After taking off from Pakistan and flying at an altitude of 70,000 feet, Powers was more than 1,200 miles inside the Soviet Union's border when he was shot down by surface-to-air missiles.

He parachuted safely to the ground and was captured by Soviet troops. The plane's camera and film was also captured - a propaganda boon for Soviet Premier Nikita Krushchev.

Under intense interrogation, Powers was threatened with death and suffered sleep and food deprivation. He was eventually tried in Moscow.

U-2 pilot Francis Gary Powers (right) sits in the dock in a Moscow court, August 17, 1960, at the opening of his espionage trial. At left is his defense counsel, Mikhail Griniev. AP Photo

"Captain Powers steadfastly refused all attempts to give sensitive defense information or be exploited for propaganda purposes," the medal citation reads.

In August 1960 Powers was convicted of espionage and sentenced to three years in prison and seven years in a prison colony.

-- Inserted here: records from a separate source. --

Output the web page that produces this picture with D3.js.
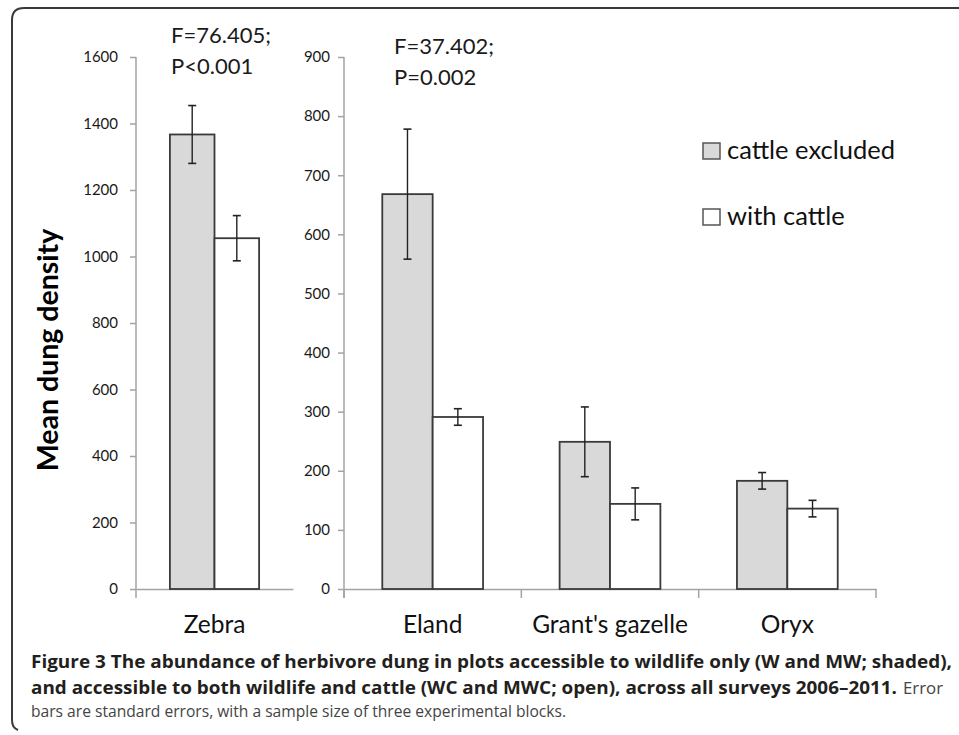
<!DOCTYPE html>
<html>
<head>
<meta charset="utf-8">
<script src="https://cdn.jsdelivr.net/npm/d3@7"></script>
<style>
  html, body { margin: 0; padding: 0; background: #fff; }
  svg { display: block; }
</style>
</head>
<body>
<svg id="chart" width="959" height="735"></svg>
<script>
// ---- data ----
const leftCategories = ["Zebra"];
const rightCategories = ["Eland", "Grant's gazelle", "Oryx"];
const seriesNames = ["cattle excluded", "with cattle"];
const excludedValues = [1367, 668, 249, 183];
const excludedSE = [87, 110, 59, 14];
const withCattleValues = [1055, 291, 144, 136];
const withCattleSE = [68, 14, 27, 14];
const leftTicks = [0, 200, 400, 600, 800, 1000, 1200, 1400, 1600];
const rightTicks = [0, 100, 200, 300, 400, 500, 600, 700, 800, 900];
const leftStats = ["F=76.405;", "P<0.001"];
const rightStats = ["F=37.402;", "P=0.002"];
const yTitle = "Mean dung density";
const captionLine1 = "Figure 3 The abundance of herbivore dung in plots accessible to wildlife only (W and MW; shaded),";
const captionLine2Bold = "and accessible to both wildlife and cattle (WC and MWC; open), across all surveys 2006\u20132011.";
const captionLine2Reg = "Error";
const captionLine3 = "bars are standard errors, with a sample size of three experimental blocks.";

const allCategories = leftCategories.concat(rightCategories);
const rows = allCategories.map((c, i) => ({
  cat: c,
  vals: [
    {key: seriesNames[0], v: excludedValues[i], se: excludedSE[i]},
    {key: seriesNames[1], v: withCattleValues[i], se: withCattleSE[i]}
  ]
}));

const svg = d3.select("#chart");
const FONT = "Lato, 'Open Sans', sans-serif";
const AXIS_COLOR = "#a3a3a3";
const fills = {"cattle excluded": "#d9d9d9", "with cattle": "#ffffff"};

// ---- frame ----
svg.append("path")
  .attr("d", "M959,8 H24 Q12,8 12,20 V720 Q12,728 18,730")
  .attr("fill", "none").attr("stroke", "#3a3a3a").attr("stroke-width", 2);

const yTop = 57, yBottom = 589;

function panel(cats, domainMax, ticks, x0, x1, tickPad, boundaryTicks) {
  const y = d3.scaleLinear().domain([0, domainMax]).range([yBottom, yTop]);
  const x = d3.scaleBand().domain(cats).range([x0, x1]).padding(0);
  const xs = d3.scaleBand().domain(seriesNames).range([0, x.bandwidth()]).paddingInner(0).paddingOuter(0.76);
  const g = svg.append("g");

  // y axis
  const ya = g.append("g").attr("transform", `translate(${x0},0)`)
    .call(d3.axisLeft(y).tickValues(ticks).tickSize(6).tickPadding(tickPad).tickFormat(d3.format("d")));
  ya.select(".domain").attr("stroke", AXIS_COLOR).attr("stroke-width", 1.5).attr("d", `M0,${yTop}V${yBottom + 9}`);
  ya.selectAll(".tick line").attr("stroke", AXIS_COLOR).attr("stroke-width", 1.5);
  ya.selectAll(".tick text").attr("font-family", FONT).attr("font-size", 15).attr("fill", "#1a1a1a");

  // x axis
  const xa = g.append("g").attr("transform", `translate(0,${yBottom})`)
    .call(d3.axisBottom(x).tickSize(0).tickPadding(27));
  xa.select(".domain").attr("stroke", AXIS_COLOR).attr("stroke-width", 1.5);
  xa.selectAll(".tick text").attr("font-family", FONT).attr("font-size", 24.5).attr("fill", "#111");
  if (boundaryTicks) {
    const bounds = cats.map(c => x(c)).concat([x(cats[cats.length - 1]) + x.bandwidth()]);
    g.selectAll("line.bt").data(bounds).join("line").attr("class", "bt")
      .attr("x1", d => d).attr("x2", d => d).attr("y1", yBottom).attr("y2", yBottom + 9)
      .attr("stroke", AXIS_COLOR).attr("stroke-width", 1.5);
  }

  // bars
  const cg = g.selectAll("g.cat").data(rows.filter(r => cats.includes(r.cat))).join("g")
    .attr("class", "cat").attr("transform", d => `translate(${x(d.cat)},0)`);
  cg.selectAll("rect").data(d => d.vals).join("rect")
    .attr("x", d => xs(d.key)).attr("width", xs.bandwidth())
    .attr("y", d => y(d.v)).attr("height", d => y(0) - y(d.v))
    .attr("fill", d => fills[d.key]).attr("stroke", "#3a3a3a").attr("stroke-width", 1.8);
  // error bars
  const eb = cg.selectAll("g.eb").data(d => d.vals).join("g").attr("class", "eb")
    .attr("transform", d => `translate(${xs(d.key) + xs.bandwidth() / 2},0)`);
  eb.append("line").attr("x1", 0).attr("x2", 0).attr("y1", d => y(d.v + d.se)).attr("y2", d => y(d.v - d.se))
    .attr("stroke", "#222").attr("stroke-width", 1.4);
  eb.append("line").attr("x1", -4).attr("x2", 4).attr("y1", d => y(d.v + d.se)).attr("y2", d => y(d.v + d.se))
    .attr("stroke", "#222").attr("stroke-width", 1.6);
  eb.append("line").attr("x1", -4).attr("x2", 4).attr("y1", d => y(d.v - d.se)).attr("y2", d => y(d.v - d.se))
    .attr("stroke", "#222").attr("stroke-width", 1.6);
  return {x, y};
}

panel(leftCategories, 1600, leftTicks, 136, 293, 12, false);
panel(rightCategories, 900, rightTicks, 344, 876, 8, true);

// ---- stats text ----
function stats(lines, x, y0) {
  svg.append("g").selectAll("text").data(lines).join("text")
    .attr("x", x).attr("y", (d, i) => y0 + i * 31)
    .attr("font-family", FONT).attr("font-size", 22).attr("fill", "#1a1a1a").text(d => d);
}
stats(leftStats, 171, 43);
stats(rightStats, 394, 54);

// ---- y title ----
svg.append("text").attr("transform", "translate(58,350) rotate(-90)")
  .attr("text-anchor", "middle").attr("font-family", FONT).attr("font-weight", "bold")
  .attr("font-size", 28.5).attr("fill", "#000").text(yTitle);

// ---- legend ----
const lg = svg.append("g").selectAll("g").data(seriesNames).join("g")
  .attr("transform", (d, i) => `translate(703,${143 + i * 66})`);
lg.append("rect").attr("width", 17).attr("height", 16)
  .attr("fill", d => fills[d]).attr("stroke", "#555").attr("stroke-width", 1.5);
lg.append("text").attr("x", 24).attr("y", 16).attr("font-family", FONT).attr("font-size", 25.5)
  .attr("fill", "#111").text(d => d);

// ---- caption ----
const CAP_FONT = "'Open Sans', Lato, sans-serif";
svg.append("text").attr("x", 31).attr("y", 668).attr("font-family", CAP_FONT).attr("font-weight", "bold")
  .attr("font-size", 17).attr("fill", "#231f20").attr("textLength", 921).attr("lengthAdjust", "spacingAndGlyphs")
  .text(captionLine1);
svg.append("text").attr("x", 31).attr("y", 694).attr("font-family", CAP_FONT).attr("font-weight", "bold")
  .attr("font-size", 17).attr("fill", "#231f20").attr("textLength", 866).attr("lengthAdjust", "spacingAndGlyphs")
  .text(captionLine2Bold);
svg.append("text").attr("x", 903).attr("y", 694).attr("font-family", CAP_FONT)
  .attr("font-size", 17).attr("fill", "#444").attr("textLength", 40).attr("lengthAdjust", "spacingAndGlyphs")
  .text(captionLine2Reg);
svg.append("text").attr("x", 31).attr("y", 717).attr("font-family", CAP_FONT)
  .attr("font-size", 17).attr("fill", "#444").attr("textLength", 535).attr("lengthAdjust", "spacingAndGlyphs")
  .text(captionLine3);
</script>
</body>
</html>
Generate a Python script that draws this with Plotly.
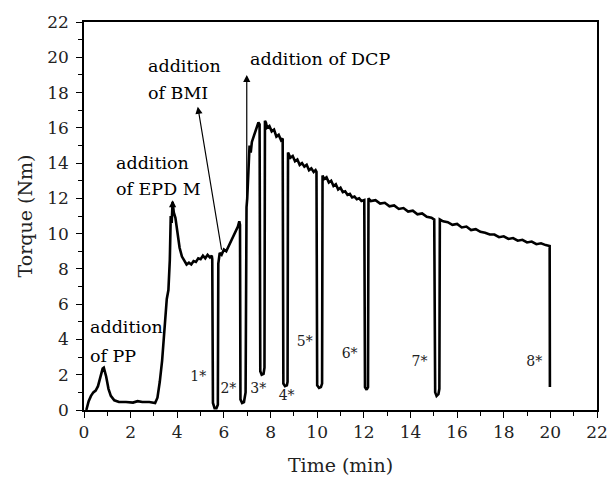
import plotly.graph_objects as go

# ---- data ----
time_min = [0.10, 0.20, 0.30, 0.40, 0.50, 0.60, 0.70, 0.80, 0.85, 0.95, 1.05, 1.15, 1.30, 1.50, 1.80,
            2.10, 2.30, 2.50, 2.80, 3.05, 3.15, 3.25, 3.35, 3.42, 3.50, 3.55, 3.62, 3.68, 3.72, 3.76,
            3.80, 3.85, 3.92, 4.00, 4.10, 4.20, 4.30, 4.40, 4.50, 4.60, 4.70, 4.80, 4.90, 5.00, 5.10,
            5.20, 5.30, 5.40, 5.48, 5.50,
            5.53, 5.60, 5.68, 5.74, 5.76, 5.82, 5.90, 6.00, 6.10, 6.20, 6.30, 6.40, 6.50, 6.60, 6.66, 6.69,
            6.71, 6.78, 6.86, 6.93, 6.97, 7.00, 7.05, 7.10, 7.15, 7.20, 7.30, 7.40, 7.48, 7.53,
            7.56, 7.62, 7.70, 7.74, 7.76, 7.80, 7.85, 7.95, 8.05, 8.15, 8.25, 8.35, 8.45, 8.52,
            8.55, 8.62, 8.70, 8.73, 8.75, 8.85, 8.95, 9.05, 9.15, 9.25, 9.35, 9.45, 9.55, 9.65, 9.75,
            9.85, 9.93, 9.97,
            10.00, 10.08, 10.16, 10.21, 10.23, 10.30, 10.40, 10.50, 10.60, 10.70, 10.80, 10.90, 11.00,
            11.10, 11.20, 11.30, 11.40, 11.50, 11.60, 11.70, 11.80, 11.90, 12.02,
            12.05, 12.12, 12.18, 12.20, 12.30, 12.50, 12.70, 12.90, 13.10, 13.30, 13.50, 13.70, 13.90,
            14.10, 14.30, 14.50, 14.70, 14.90, 15.02,
            15.04, 15.06, 15.12, 15.20, 15.24, 15.26, 15.40, 15.60, 15.80, 16.00, 16.20, 16.40, 16.60,
            16.80, 17.00, 17.20, 17.40, 17.60, 17.80, 18.00, 18.20, 18.40, 18.60, 18.80, 19.00, 19.20,
            19.40, 19.60, 19.80, 19.97, 19.98]
torque_nm = [0.00, 0.50, 0.80, 1.00, 1.10, 1.35, 1.85, 2.35, 2.40, 1.90, 1.20, 0.80, 0.55, 0.45, 0.45,
             0.42, 0.50, 0.45, 0.45, 0.40, 0.70, 1.60, 2.80, 4.10, 5.00, 6.30, 6.80, 8.50, 11.00, 10.60,
             11.80, 11.20, 10.90, 10.00, 9.20, 8.70, 8.50, 8.25, 8.35, 8.25, 8.45, 8.40, 8.60, 8.55, 8.75,
             8.60, 8.80, 8.65, 8.75, 8.55,
             0.40, 0.10, 0.10, 0.30, 8.30, 8.90, 8.80, 9.10, 9.00, 9.30, 9.50, 9.80, 10.10, 10.40, 10.70, 10.50,
             0.60, 0.40, 0.45, 1.00, 11.50, 12.00, 13.50, 15.00, 14.60, 15.20, 15.60, 16.00, 16.30, 16.20,
             2.20, 2.00, 2.05, 2.40, 16.40, 16.30, 16.00, 16.10, 15.80, 15.90, 15.50, 15.60, 15.30, 15.40,
             1.50, 1.35, 1.40, 1.60, 14.60, 14.30, 14.40, 14.10, 14.20, 13.90, 14.00, 13.80, 13.90, 13.60, 13.70,
             13.50, 13.60, 13.50,
             1.40, 1.25, 1.30, 1.50, 13.30, 13.10, 13.20, 12.90, 13.00, 12.70, 12.80, 12.50, 12.60,
             12.35, 12.40, 12.20, 12.25, 12.05, 12.10, 11.95, 12.00, 11.85, 11.90,
             1.30, 1.15, 1.30, 12.00, 11.85, 11.90, 11.70, 11.75, 11.55, 11.60, 11.40, 11.45, 11.25,
             11.30, 11.10, 11.15, 10.95, 10.90, 10.80,
             7.90, 1.00, 0.80, 0.90, 1.20, 10.80, 10.70, 10.65, 10.50, 10.55, 10.35, 10.40, 10.20,
             10.25, 10.10, 10.05, 9.95, 9.95, 9.80, 9.85, 9.70, 9.75, 9.60, 9.65, 9.50, 9.55,
             9.40, 9.45, 9.35, 9.30, 1.30]

drop_labels = ["1*", "2*", "3*", "4*", "5*", "6*", "7*", "8*"]
drop_label_x = [4.90, 6.19, 7.47, 8.69, 9.47, 11.39, 14.39, 19.31]
drop_label_y = [1.82, 1.16, 1.16, 0.78, 3.81, 3.15, 2.68, 2.68]

x_ticks = list(range(0, 23, 2))
y_ticks = list(range(0, 23, 2))

FONT = "DejaVu Serif"

fig = go.Figure()
fig.add_trace(go.Scatter(x=time_min, y=torque_nm, mode="lines",
                         line=dict(color="black", width=2.6), showlegend=False))
fig.add_trace(go.Scatter(x=drop_label_x, y=drop_label_y, mode="text", text=drop_labels,
                         textfont=dict(family=FONT, size=14, color="#222"), showlegend=False))

ann_font = dict(family=FONT, size=17.5, color="black")
texts = [
    ("addition", 0.18, 4.68), ("of PP", 0.18, 3.08),
    ("addition", 1.30, 14.03), ("of EPD M", 1.30, 12.52),
    ("addition", 2.68, 19.5), ("of BMI", 2.68, 18.0),
    ("addition of DCP", 7.05, 19.9),
]
for t, x, y in texts:
    fig.add_annotation(x=x, y=y, text=t, showarrow=False, xanchor="left", yanchor="middle",
                       font=ann_font)

arrows = [
    (4.88, 17.2, 5.91, 9.0),
    (6.98, 19.0, 6.98, 12.0),
    (3.80, 11.9, 3.80, 11.0),
]
for x, y, ax, ay in arrows:
    fig.add_annotation(x=x, y=y, ax=ax, ay=ay, xref="x", yref="y", axref="x", ayref="y",
                       showarrow=True, arrowhead=2, arrowsize=1.2, arrowwidth=1.2,
                       arrowcolor="black", text="")

axis_common = dict(showline=True, linecolor="black", linewidth=1.5, mirror=True,
                   ticks="outside", ticklen=6, tickwidth=1.2, tickcolor="black",
                   showgrid=False, zeroline=False, automargin=False,
                   tickfont=dict(family=FONT, size=17, color="#222"),
                   minor=dict(ticks="outside", ticklen=4, tickwidth=1, tickcolor="black", dtick=1))

fig.update_xaxes(range=[0, 22], tickvals=x_ticks,
                 title=dict(text="Time (min)", font=dict(family=FONT, size=19, color="#222"),
                            standoff=18), **axis_common)
fig.update_yaxes(range=[0, 22], tickvals=y_ticks, ticklabelstandoff=4,
                 title=dict(text="Torque (Nm)", font=dict(family=FONT, size=19, color="#222"),
                            standoff=10), **axis_common)

fig.update_layout(width=608, height=485, plot_bgcolor="white", paper_bgcolor="white",
                  margin=dict(l=84, r=11, t=22, b=75))

fig.write_html("out.html", config={"displayModeBar": False},
               post_script="document.body.style.margin='0';")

After 21 months in prison Powers was exchanged was turned over to U.S. officials in Berlin in 1962, exchanged in a prisoner swap for Soviet spy Rudolf Abel.

After returning to the U.S., Powers was exonerated by a CIA board of inquiry, and he was awarded an Intelligence Star.

But many criticized him for not destroying the plane and its sensitive surveillance instruments - and for allowing himself to be taken alive.

Powers' daughter, Dee, that the trauma of her father's detention and show trial was exacerbated by a teacher in third grade, who voiced the sentiment of many over the pilot's capture: "A teacher told me my father should have killed himself," she told CBS Radio's Howard Arenstein.

Powers later worked as a test pilot at Lockheed and wrote a 1970 memoir, "Operation Overflight." A TV-movie was made in 1976 about the U-2 incident starring Lee Majors.

Powers died in 1977 when the helicopter he was piloting for KNBC crashed in Los Angeles.

Documents declassified in the 1990s revealed that the U-2 spy flight had been a joint operation of the CIA and the Air Force, making him eligible for military honors. Powers was awarded a posthumous POW medal - and now, the Silver Star.